By Barbara Grinder
Born in southern Alberta, near Waterton Lakes National Park, Fred Stenson is the author of 14 books. His novels include Lightning (2003) and The Trade (2000), both winners of Alberta’s Grant MacEwan Author’s Award. The Trade was also nominated for the prestigious Giller Prize. Stenson is a regular columnist for Alberta Views magazine and a former president of the Writers Guild of Alberta. His most recent work is Waterton: Brush and Pen (2006), which features paintings by Alberta artist Brent Laycock.
Stenson had little hesitation in coming up with the name of his favourite teacher, Mike Kilcommons, who taught Grade 9 English and social studies at St Michael’s School in Pincher Creek. “I was enamoured of all things Irish because of a beloved hired man we’d had on the farm when I was small, so I was predisposed to like Mr Kilcommons,” Stenson said.
“Born and raised somewhere in the Galway area, Mr Kilcommons went to university in Dublin and worked in that city before emigrating to Canada. I think he may have taught on several remote Aboriginal reserves before arriving in Pincher Creek. His classes seemed formless because he refused to exercise discipline, saying he’d rather wait and teach when we were prepared to listen. We were all totally unused to freedom at home or at school, so we ran wildly amok for months, until we realized the departmental exams were coming up and we would fail. So we finally begged him to teach us, which he effectively did.”
Stenson said that Kilcommons used a question-and-answer method of teaching, in which the relationship of the discussion to the course materials became evident only after the lessons were over. “He required that we have opinions and speak them, heady stuff for students who had been taught since Grade 1 to sit quietly and give rote answers.”
Kilcommons was charismatic, quick-witted and humorous and had a gift for subtle physical comedy and a passion for conversation, Stenson recalled. “He treated us like adults and made us realize that we were a terrible distance from being so. He made us want to be smart.”
On a more personal level, Stenson said that Kilcommons became his favourite teacher because he was the first one who encouraged his writing. “He not only told me that I wrote well, he said that if I wanted to make my living that way, I probably could. One time, when I wrote something I felt was very funny, he tore it apart. It taught me that there were standards and that I couldn’t meet those standards casually. In other words,” Stenson added, “in his own chaotic, oddball fashion, Mike did what a teacher should. He prepared me for my future life.”

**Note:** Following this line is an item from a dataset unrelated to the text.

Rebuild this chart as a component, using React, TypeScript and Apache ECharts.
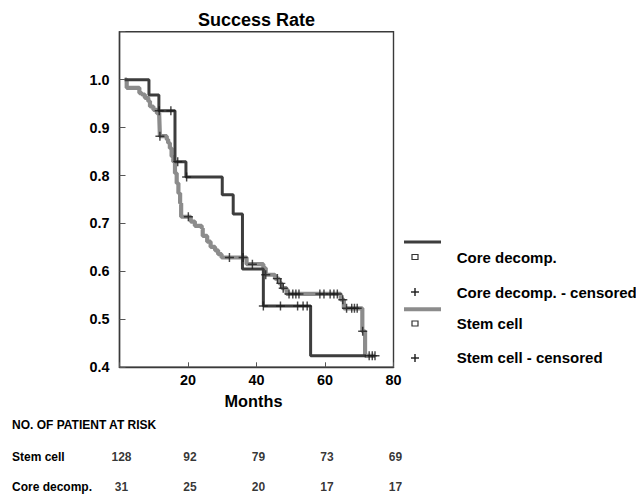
import React, { useEffect, useRef } from "react";
import * as echarts from "echarts";

const FONT = "'Liberation Sans', Arial, sans-serif";

const stemTimes = [1.5, 2.1, 5.8, 6.5, 7.4, 8.4, 8.9, 9.9, 10.9, 11.6, 11.8, 13.8, 14.2, 14.7, 15.2, 15.7, 16.2, 16.7, 17.2, 17.7, 18.0, 20.8, 22.0, 24.0, 24.3, 25.6, 26.6, 27.9, 28.8, 29.8, 37.1, 42.0, 42.7, 45.4, 46.6, 47.4, 48.8, 64.6, 65.5, 70.9, 71.7, 74.6];
const stemValues = [1.0, 0.983, 0.972, 0.969, 0.962, 0.955, 0.944, 0.937, 0.93, 0.925, 0.882, 0.875, 0.868, 0.857, 0.84, 0.829, 0.805, 0.784, 0.763, 0.742, 0.714, 0.704, 0.695, 0.69, 0.674, 0.662, 0.651, 0.644, 0.636, 0.629, 0.615, 0.607, 0.593, 0.585, 0.575, 0.565, 0.553, 0.541, 0.523, 0.475, 0.424, 0.424];

const coreTimes = [1.5, 8.6, 11.5, 16.2, 19.4, 30.0, 33.2, 35.9, 42.0, 55.8, 72.0];
const coreValues = [1.0, 0.968, 0.935, 0.829, 0.797, 0.76, 0.72, 0.605, 0.528, 0.424, 0.424];

const stemCensorTimes = [11.8, 20.1, 32.1, 36.1, 38.8, 42.7, 46.1, 47.1, 47.8, 49.5, 50.6, 51.5, 52.4, 58.5, 59.7, 61.5, 62.6, 63.6, 65.2, 66.3, 67.8, 68.6, 69.4, 71.0, 72.9, 73.8, 74.6];
const stemCensorValues = [0.882, 0.714, 0.629, 0.629, 0.615, 0.593, 0.585, 0.575, 0.565, 0.553, 0.553, 0.553, 0.553, 0.553, 0.553, 0.553, 0.553, 0.553, 0.541, 0.523, 0.523, 0.523, 0.523, 0.475, 0.424, 0.424, 0.424];

const coreCensorTimes = [11.6, 15.0, 17.0, 19.6, 42.0, 47.0, 52.0, 53.6, 54.8];
const coreCensorValues = [0.935, 0.935, 0.829, 0.797, 0.528, 0.528, 0.528, 0.528, 0.528];

const riskMonths = [0, 20, 40, 60, 80];
const riskStem = [128, 92, 79, 73, 69];
const riskCore = [31, 25, 20, 17, 17];
const riskRows = ["Core decomp.", "Stem cell"];

const legendItems = ["Core decomp.", "Core decomp. - censored", "Stem cell", "Stem cell - censored"];

const DARK = "#3d3d3d";
const GRAY = "#8c8c8c";
const CROSS = "path://M4.2,0H5.8V10H4.2Z M0,4.2H10V5.8H0Z";

const zip = (a: number[], b: number[]) => a.map((t, i) => [t, b[i]]);

export default function App() {
  const ref = useRef<HTMLDivElement>(null);
  useEffect(() => {
    if (!ref.current) return;
    const chart = echarts.init(ref.current, undefined, { renderer: "svg" });
    const txt = (x: number, y: number, text: string, size: number, align = "left") => ({
      type: "text",
      x,
      y,
      style: { text, fontSize: size, fontWeight: "bold", fontFamily: FONT, fill: "#000", align, verticalAlign: "middle" },
    });
    const plus = (cx: number, cy: number) => ({
      type: "group",
      children: [
        { type: "line", shape: { x1: cx - 4, y1: cy, x2: cx + 4, y2: cy }, style: { stroke: "#1a1a1a", lineWidth: 1.4 } },
        { type: "line", shape: { x1: cx, y1: cy - 4, x2: cx, y2: cy + 4 }, style: { stroke: "#1a1a1a", lineWidth: 1.4 } },
      ],
    });
    const square = (cx: number, cy: number) => ({
      type: "rect",
      shape: { x: cx - 3, y: cy - 2.5, width: 6, height: 5 },
      style: { fill: "#fff", stroke: "#333", lineWidth: 1.2 },
    });
    const option: any = {
      animation: false,
      title: {
        text: "Success Rate",
        left: 193,
        top: 6,
        textStyle: { fontSize: 18, fontWeight: "bold", fontFamily: FONT, color: "#000" },
      },
      grid: [
        { left: 119.5, right: 242.5, top: 31.7, bottom: 128.7, show: true, borderColor: "#3a3a3a", borderWidth: 1.4, backgroundColor: "transparent" },
        { left: 119.5, right: 242.5, top: 456.7, height: 30.6, show: false },
      ],
      xAxis: [
        {
          type: "value",
          gridIndex: 0,
          min: 0,
          max: 80,
          interval: 20,
          name: "Months",
          nameLocation: "middle",
          nameGap: 26,
          nameTextStyle: { fontSize: 16.3, fontWeight: "bold", fontFamily: FONT, color: "#000", padding: [0, 6, 0, 0] },
          axisLine: { show: true, lineStyle: { color: "#3a3a3a", width: 1.4 } },
          axisTick: { show: true, inside: true, length: 5, lineStyle: { color: "#555" } },
          axisLabel: { fontSize: 14.4, fontWeight: "bold", fontFamily: FONT, color: "#000", margin: 6, formatter: (v: number) => (v === 0 ? "" : String(v)) },
          splitLine: { show: false },
        },
        { type: "value", gridIndex: 1, min: 0, max: 80, show: false },
      ],
      yAxis: [
        {
          type: "value",
          gridIndex: 0,
          min: 0.4,
          max: 1.1,
          interval: 0.1,
          axisLine: { show: true, lineStyle: { color: "#3a3a3a", width: 1.4 } },
          axisTick: { show: true, inside: true, length: 6, lineStyle: { color: "#555" } },
          axisLabel: { fontSize: 14.4, fontWeight: "bold", fontFamily: FONT, color: "#000", margin: 10, formatter: (v: number) => (v > 1.05 ? "" : v.toFixed(1)) },
          splitLine: { show: false },
        },
        {
          type: "category",
          gridIndex: 1,
          data: riskRows,
          boundaryGap: false,
          axisLine: { show: false },
          axisTick: { show: false },
          axisLabel: { align: "left", margin: 107.5, fontSize: 12, fontWeight: "bold", fontFamily: FONT, color: "#000" },
        },
      ],
      series: [
        {
          name: "Stem cell",
          type: "line",
          step: "end",
          xAxisIndex: 0,
          yAxisIndex: 0,
          symbol: "none",
          data: zip(stemTimes, stemValues),
          lineStyle: { color: GRAY, width: 4.2 },
          z: 2,
        },
        {
          name: "Core decomp.",
          type: "line",
          step: "end",
          xAxisIndex: 0,
          yAxisIndex: 0,
          symbol: "none",
          data: zip(coreTimes, coreValues),
          lineStyle: { color: DARK, width: 3 },
          z: 3,
        },
        {
          name: "Stem cell - censored",
          type: "scatter",
          xAxisIndex: 0,
          yAxisIndex: 0,
          symbol: CROSS,
          symbolSize: 9,
          itemStyle: { color: "#1a1a1a" },
          data: zip(stemCensorTimes, stemCensorValues),
          z: 4,
        },
        {
          name: "Core decomp. - censored",
          type: "scatter",
          xAxisIndex: 0,
          yAxisIndex: 0,
          symbol: CROSS,
          symbolSize: 9,
          itemStyle: { color: "#1a1a1a" },
          data: zip(coreCensorTimes, coreCensorValues),
          z: 4,
        },
        {
          name: "At risk",
          type: "scatter",
          xAxisIndex: 1,
          yAxisIndex: 1,
          symbolSize: 0,
          data: [
            ...riskMonths.map((m, i) => [m, riskRows[1], riskStem[i]]),
            ...riskMonths.map((m, i) => [m, riskRows[0], riskCore[i]]),
          ],
          label: {
            show: true,
            position: "inside",
            formatter: (p: any) => String(p.value[2]),
            fontSize: 12,
            fontWeight: "bold",
            fontFamily: FONT,
            color: "#000",
            offset: [2, 0],
          },
        },
      ],
      graphic: [
        { type: "line", shape: { x1: 404, y1: 242, x2: 441, y2: 242 }, style: { stroke: DARK, lineWidth: 3 } },
        square(415, 257),
        txt(456.7, 257, legendItems[0], 15),
        plus(415, 292),
        txt(456.7, 292.7, legendItems[1], 15),
        { type: "line", shape: { x1: 404, y1: 309.3, x2: 441, y2: 309.3 }, style: { stroke: GRAY, lineWidth: 4 } },
        square(415, 323.5),
        txt(456.7, 323.5, legendItems[2], 15),
        plus(415, 358),
        txt(456.7, 357.7, legendItems[3], 15),
        txt(12, 425, "NO. OF PATIENT AT RISK", 12),
      ],
    };
    chart.setOption(option);
    return () => chart.dispose();
  }, []);
  return <div ref={ref} style={{ position: "fixed", left: 0, top: 0, width: 636, height: 496, background: "#fff" }} />;
}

As is more easily the case in a rural school district, Stenson was able to continue his friendship with his teacher well after Grade 9. Kilcommons and his family became neighbours of the Stensons, and the budding writer found out that his favourite teacher knew and admired a lot of the literature he was discovering. Perhaps more important, Kilcommons became a role model throughout Stenson’s teens.
“Mike was a new kind of authority figure and model of manhood as I grew older. He made me realize that you could express dignity while not demanding it or enforcing it by threats; that you could be strong, brave and wise and have a real inner quiet that wasn’t bothered by a room full of shouting adolescents.”